I'm fairly familiar with C++11's std::thread
, std::async
and std::future
components (e.g. see this answer), which are straight-forward.
However, I cannot quite grasp what std::promise
is, what it does and in which situations it is best used. The standard document itself doesn't contain a whole lot of information beyond its class synopsis, and neither does just::thread.
Could someone please give a brief, succinct example of a situation where an std::promise
is needed and where it is the most idiomatic solution?
In the words of [futures.state] a std::future
is an asynchronous return object ("an object that reads results from a shared state") and a std::promise
is an asynchronous provider ("an object that provides a result to a shared state") i.e. a promise is the thing that you set a result on, so that you can get it from the associated future.

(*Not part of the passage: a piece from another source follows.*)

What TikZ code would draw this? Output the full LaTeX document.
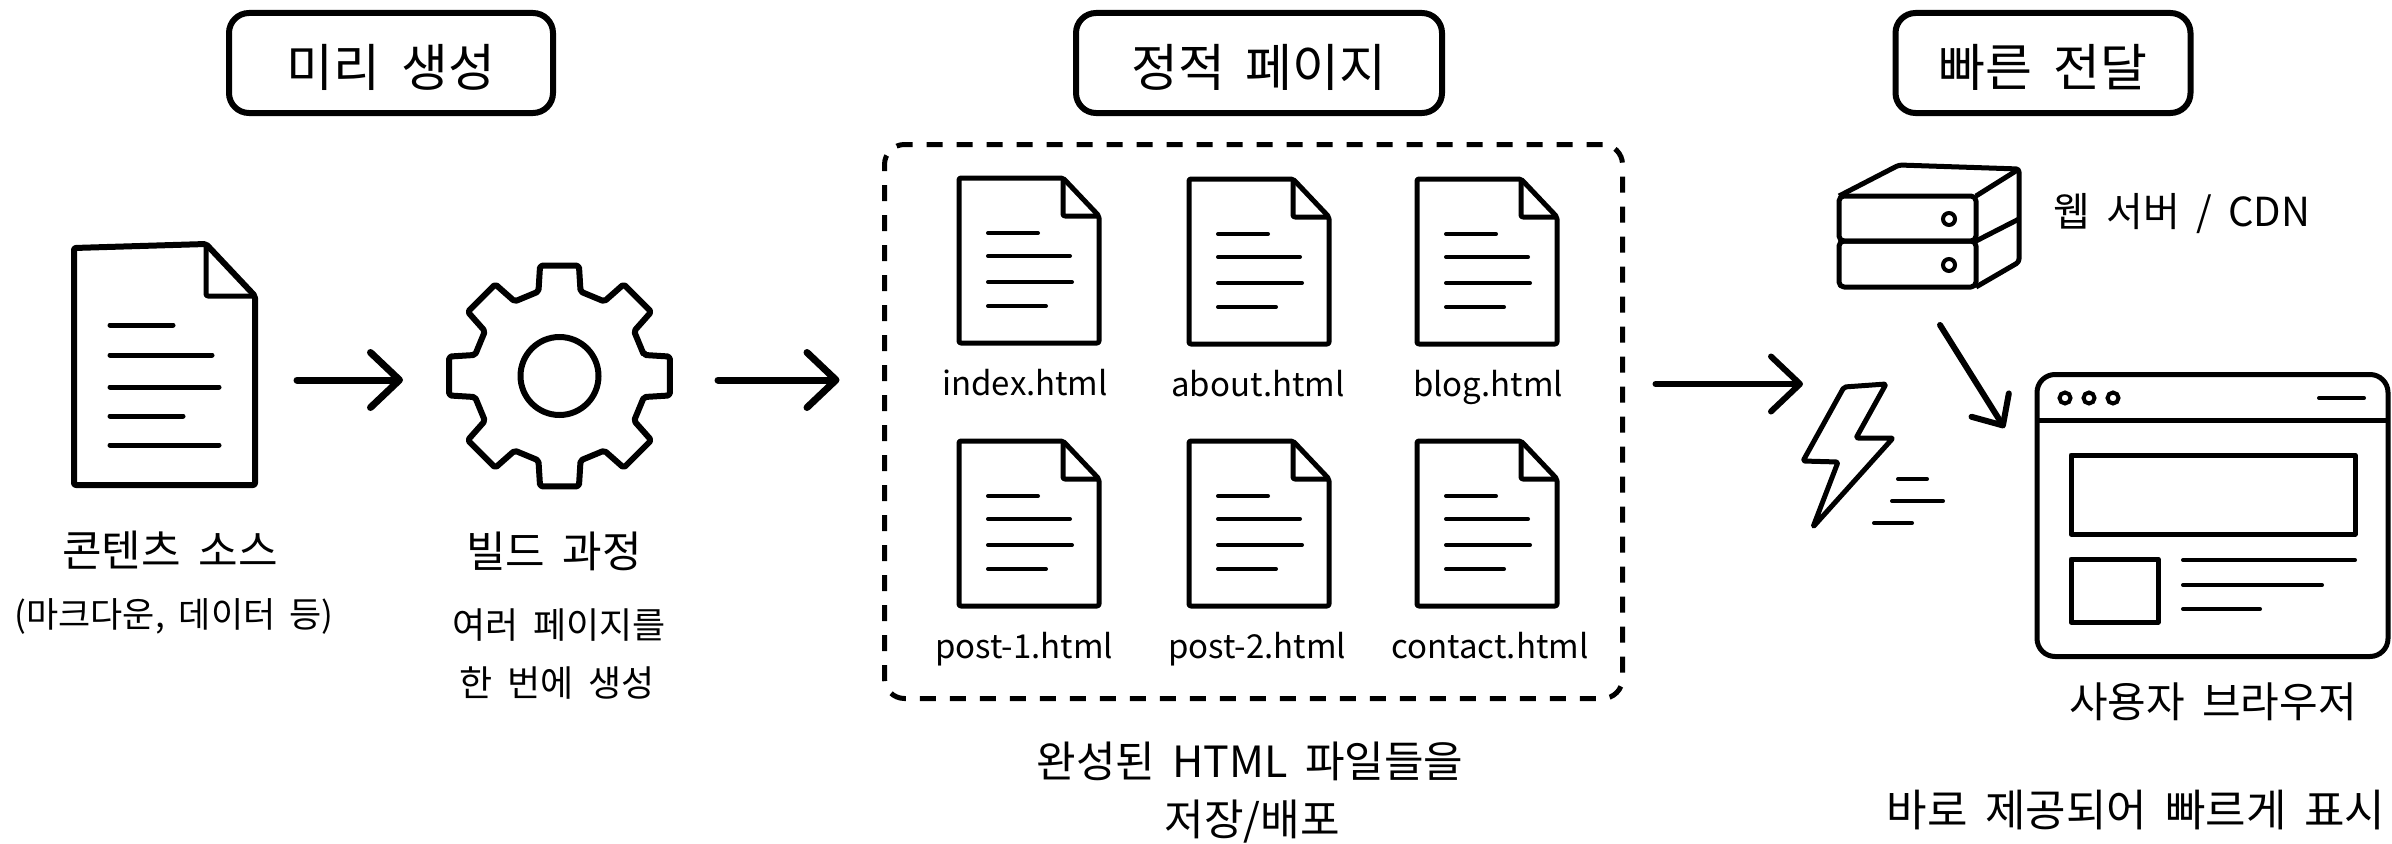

The asynchronous provider is what initially creates the shared state that a future refers to. std::promise
is one type of asynchronous provider, std::packaged_task
is another, and the internal detail of std::async
is another. Each of those can create a shared state and give you a std::future
that shares that state, and can make the state ready.
std::async
is a higher-level convenience utility that gives you an asynchronous result object and internally takes care of creating the asynchronous provider and making the shared state ready when the task completes. You could emulate it with a std::packaged_task
(or std::bind
and a std::promise
) and a std::thread
but it's safer and easier to use std::async
.
std::promise
is a bit lower-level, for when you want to pass an asynchronous result to the future, but the code that makes the result ready cannot be wrapped up in a single function suitable for passing to std::async
. For example, you might have an array of several promise
s and associated future
s and have a single thread which does several calculations and sets a result on each promise. async
would only allow you to return a single result, to return several you would need to call async
several times, which might waste resources.